Since the company debuted on stock bourses on November 18, no earnings previews are available for the September quarter results. All eyes would be on the performance of segments that are starting to make more money and how the company is leveraging its customer base to cross-sell more products.
The stock has had a bumpy ride since its listing, closing at Rs 1,781.15 on Friday, off its issue price of Rs 2,150, with many brokerages recommending a ‘sell’ rating on the scrip, citing expensive valuations.
The latest to join the bandwagon is JM Financial, which suggested a target of Rs 1,240 for the stock. Macquarie had earlier suggested a target of Rs 1,200 on the scrip, that too on the day of its listing.
“While we like Paytm’s strategy to develop a digital ecosystem with its payments business as a fulcrum, presence in too many segments without leadership in none (except payments), should keep Paytm chasing MTU growth instead of profitability/monetisation,” it said.

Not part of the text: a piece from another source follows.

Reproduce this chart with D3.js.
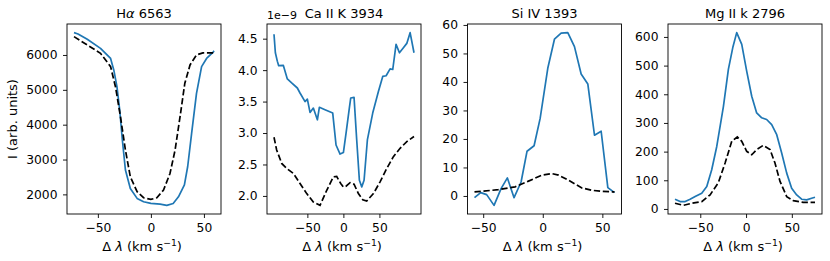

Paytm had raised Rs 27,200 crore equity capital (Rs 18,900 pre-IPO and Rs 8,300 crore through IPO), against which accumulated losses up to FY22 are expected at Rs 14,100 crore, JM Financial said.
“There are many doubts about the various kinds of service offerings and how they are going to play out for the company. And in terms of losses they are just keeping on increasing for the company and that is where our disappointment may be. Paytm has got listed a bit ahead of its time. We are seeing a lot of disappointment in the way the IPO has played out. And at the end of the day it is not clear how the route to profit is going to be,” said Dipan Mehta, Director, Elixir Equities.